В небольшом зале, очевидно, церемониальном, меня поразили росписи стен совершенно клубного стиля: бледные гуашевые краски, плакатные герои пятилеток, композиции из прутьев и столбов великих строек, заводов, мостов и никакого напоминания о России, и в год 1000-летия христианства моя наблюдательность обострялась — в коридорах и прочих помещениях тоже ни один символ не напоминал о том, что мы живем на старой земле. Такой же выхолощенной,
1989
17 марта (Пересыпь). В кафе у автостанции пол был так же грязен, как и двадцать лет назад. Я давно не заходил сюда, и оттого было ощущение, что и в Темрюк-то я не заезжал давно. Раньше я тут пересаживался, пил кофе, покуривал, раздумывал; куда ехать: в Тамань? Да, только в Тамань. Матушка еще в Пересыпи не жила. Никого у меня в этой стороне не было. И уже четырнадцать лет все дороги и поселения и вид от маяка на морскую дугу приближены к моей душе присутствием матери на улице Чапаева, 3. Пью кофе и знаю, что она сейчас в хате или в огороде; меня ждет теплая печка, вкусный ужин. Но что будет потом, без матушки?
7 апреля. Вечер Вадима В. Кожинова в Доме политпросвещения. С ним был польский профессор Станислав Поремба. Вскакивали мальчики из “Народного фронта”, трепыхались в ненависти. Среди них самый активный — сын Долгоносика. Плюралист. Папа славил революцию, коммунизм, воровал, а сын плюралист, демократ.
30 апреля. Накануне Святой Пасхи по центральному телевидению показали спектaкль “Самоубийцы”, а накануне Родительского дня фильм “Рурская дева” (по “Пышке” Мопассана). Идеология требует стушевать святые дни. Подлецы. И эти подлецы в других передачах говорят о “воспитании нравственного облика человека”. Нынче в “Советской России”: “Бабушка, ты скоро умрешь?” (из почты). Ну, а откуда же взяться милосердию. 70 лет душили церковь, преследовали верующих, самых добрых и святых, а палачей возводили в герои. Одна особа, “отвечающая за культуру”, заявила недавно: “Ну, что они у вас там ходят в церковь? Смотрите, а то они еще начнут верить!”

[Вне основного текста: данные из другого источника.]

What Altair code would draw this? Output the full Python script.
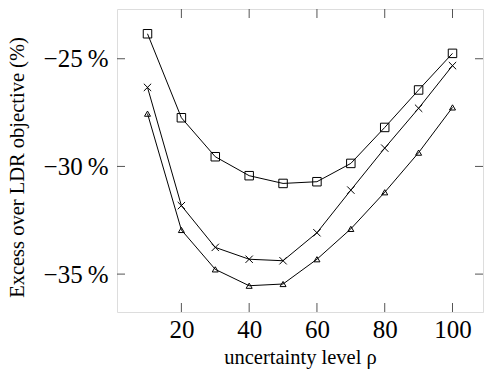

25 мая. Читаю “Окаянные дни” Бунина и сам живу, словно в окаянных днях — кругом разложение. Что-то случится.
26 июня. Утро в ст. Ахтанизовской. Обрызганные росой огороды. В зернистых шапочках укроп; развалившиеся на края листья капусты, стройные помидоры; морковка, бурак. Вдоль забора, как охрана, вишни, орех, миндаль, яблоньки. Во дворе тихо; кошки не бегают, сонно переставляют лапки. Хозяйка кормит кур. В некоторых дворах пусто — все на работе. Гора Блювака высится на окраине. Солнце еще робко пускает лучи по земле. Двери в магазинах открыты, и в хозяйственных, канцелярских никого нет. Зато у хлебного с сумками стоят и сидят женщины в белых платках, ждут машину; мужики в стороне курят. По улице колесо в колесо (как сцепленные) едут на велосипедах две женщины. Какая-то худая с тяпкой в руке пошла вниз.
26 октября. Вечер Нины Берберовой (ТВ).
После стольких лет отсутствия (67) на вопрос о том, что она чувствовала в первые минуты на родине и чего ожидала от встреч, ответила коротко и холодно. Ей 88 лет. Стала ли она американкой или так бывает со всеми, кто давно разлучился? Наверное, все стирается в душе за годы. Но не то было бы с Б. Зайцевым, И. Шмелевым! А что творилось бы с Буниным, попади он в отцовскую усадьбу. Там пусто. Я часто вижу это: Бунин возле камней дома своего! Сталин разрешает ему приехать на месяц, его не трогают, не насилуют идейными вопросами, он с кем-то (но с кем?) едет по родным полям. Вера Николаевна с ним. Страдал бы страшно. Жуткая власть была, ничего не прощала. А-а! Поехал бы он с Н. Д. Телешовым. Больше никого не было из “Среды”.